Yoel Zaoui of goldman sachs group is accustomed to spending his time talking to chief executives about deals. But Goldman’s head of investment banking for Europe, the Middle East and Africa spent the weekend of April 17, 2010, talking to many of them about his firm, which had just been sued by the U.S. Securities and Exchange Commission over a 2007 collateralized debt obligation transaction known as Abacus.
Zaoui took the potential fallout very seriously, especially as critics predicted it could hurt the bank’s most valuable client business: its M&A franchise. Goldman (which settled the case last June without admitting wrongdoing) embarked on what Zaoui calls “a big exercise of introspection whilst redoubling our efforts with our clients.”
A lot was at stake for the 49-year-old Zaoui, who was one of only a handful of executives responsible for building Goldman’s European investment banking business from scratch, beginning in 1989. “At that time, investment banking was the new thing, and I was asked to go to Europe and start Goldman’s business there,” he recalls.
Zaoui didn’t hesitate. “I was drawn to the idea of striking up a personal rapport with executives and becoming a trusted adviser to a company,” he explains. Plus, he enjoys the cut-and-thrust of deal making: “For me, to develop a really good relationship, you have to be able to disagree with a client, and for it to be a comfortable conversation.” Then there is what he calls his “paranoia” — viewing a deal from every possible angle to identify any obstacles to success. These qualities — combined with fluency in English, French, Italian and Spanish — brought Zaoui and Goldman unparalleled success in Europe, where the firm progressed from providing defense advice alongside such venerable City of London institutions as S.G. Warburg & Co. to becoming the Continent’s top M&A adviser.
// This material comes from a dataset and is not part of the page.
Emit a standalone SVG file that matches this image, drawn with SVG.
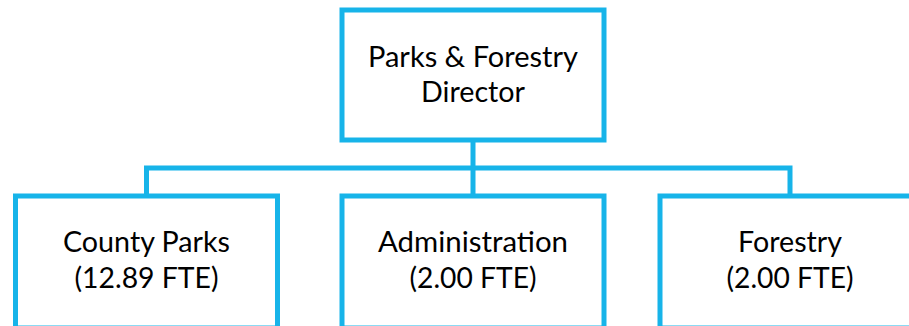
<svg xmlns="http://www.w3.org/2000/svg" width="909" height="326" viewBox="0 0 909 326">
<style>
.box{fill:#ffffff;stroke:#17b4e9;stroke-width:5}
.ln{fill:none;stroke:#17b4e9;stroke-width:5}
.t{font-family:Lato,"Open Sans","Liberation Sans",sans-serif;font-size:28px;fill:#000000;text-anchor:middle}
</style>
<rect width="909" height="326" fill="#ffffff"/>
<g id="connectors">
<path class="ln" d="M473,142 V196 M146.5,196 V168 H790 V196"/>
</g>
<g id="director">
<rect class="box" x="342" y="10" width="262" height="130"/>
<text class="t" x="473" y="66.7" textLength="210" lengthAdjust="spacingAndGlyphs">Parks &amp; Forestry</text>
<text class="t" x="473" y="101.7" textLength="104" lengthAdjust="spacingAndGlyphs">Director</text>
</g>
<g id="county-parks">
<rect class="box" x="15.5" y="196" width="262" height="132"/>
<text class="t" x="146.5" y="252.3" textLength="167" lengthAdjust="spacingAndGlyphs">County Parks</text>
<text class="t" x="146.5" y="287.7" textLength="144" lengthAdjust="spacingAndGlyphs">(12.89 FTE)</text>
</g>
<g id="administration">
<rect class="box" x="342" y="196" width="262" height="132"/>
<text class="t" x="473" y="252.3" textLength="190" lengthAdjust="spacingAndGlyphs">Administration</text>
<text class="t" x="473" y="287.7" textLength="127" lengthAdjust="spacingAndGlyphs">(2.00 FTE)</text>
</g>
<g id="forestry">
<rect class="box" x="660" y="196" width="262" height="132"/>
<text class="t" x="790" y="252.3" textLength="104" lengthAdjust="spacingAndGlyphs">Forestry</text>
<text class="t" x="790" y="287.7" textLength="127" lengthAdjust="spacingAndGlyphs">(2.00 FTE)</text>
</g>
</svg>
Along the way, Zaoui played a key role in some of the region’s most high-profile deals, including helping three French companies fend off hostile takeovers by rivals: oil concern Elf Aquitaine against Total Fina in 1999, aluminum maker Pechiney against Alcan in 2003 and pharmaceuticals manufacturer Aventis against Sanofi-Synthélabo in 2004; all three cases resulted in friendly mergers. More recently, in August, Zaoui was a lead adviser for GDF Suez’s reverse acquisition of the U.K.’s International Power.
His work at the vanguard of Europe’s takeover wave brought him into close contact with his elder brother, Michael, who had risen to head European M&A at arch-rival Morgan Stanley. In fact, Zaoui sat across the negotiating table from his brother during the Alcan-Pechiney deal. He insists that in more than two decades of working on opposing sides of deals, “there was never an issue between us.”
The son of a United Nations lawyer who ran food aid programs, mainly in Africa, Zaoui says his father’s best advice was “Be yourself.” For Zaoui, a French national born in Morocco and raised in Italy, investment banking seemed the most exciting way to follow that advice. He left Italy in 1977 for Paris, where he earned a business degree from École des Hautes Études Commerciales in 1982, followed by a diploma in finance from Paris Dauphine University in 1983. He spent three years with Arthur Andersen in France, then headed to the U.S. for an MBA from Stanford University’s Graduate School of Business before Goldman recruited him in 1988.
Zaoui’s enthusiasm has a profound impact on clients. “Yoel continually impressed us with his commitment, passion for the deal, energy, innovation and strategic thinking,” says Aditya Mittal, CFO of ArcelorMittal. Zaoui was Goldman’s lead adviser when India’s Mittal Steel Co. opted to make a hostile bid for Arcelor in 2006.
These days, Zaoui is recruiting managing directors as part of Goldman’s renewed commitment to clients — a rare step for a bank that usually promotes from within. “The future is exciting because in the medium to long term, companies will look to new markets for growth,” he says. “It’s going to be fascinating to see the sort of deals that will unfold. Pioneering work like helping put Goldman Sachs on the map in Europe is not something that will be repeated in career terms, but there are some new and equally fascinating challenges ahead for the next generation of bankers.”